At a media briefing on Tuesday, Khumbudzo Ntshavheni, the minister of small business development, launched a new spaza shop support scheme.
Government will provide spaza shops with seed capital and money to buy stock. Participants will get bulk buying discounts from pre-selected wholesalers as well as access to basic business tools, including speed points. They will also get business support, including book-keeping assistance.
But, in exchange:
- The spaza shops must register with the SA Revenue Service, the Unemployment Insurance Fund and the Companies and Intellectual Property Commission. Ntshavheni stressed that this does not mean that spaza shops will necessarily start paying tax, but that they needed to be legally registered.
- The spaza shops must be owner-managed, and must have a bank account.
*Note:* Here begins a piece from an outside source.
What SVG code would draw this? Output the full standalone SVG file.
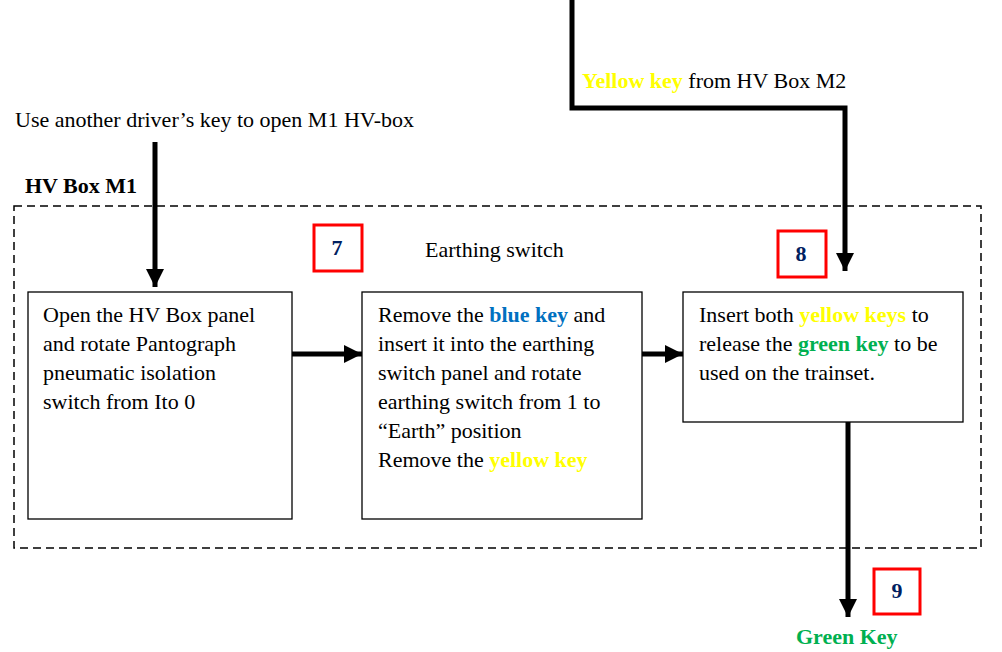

- Spaza shops must be willing to buy products produced by South African small businesses as part of the bulk-buying schemes.
- They must be willing to submit monthly management accounts for at least 12 months.
- Shops must comply with sanitation requirements, including that their counters are disinfected.
- They must hold a permit to trade from the local municipality. If they don’t have these permits already, the South African Local Government Association (SALGA) has agreed to help with permits during the lockdown.
Licensed spaza shops are currently allowed to sell essential goods during the lockdown period.
There are some 100 000 spaza shops across the country, which are subject to different licensing requirements by individual municipalities.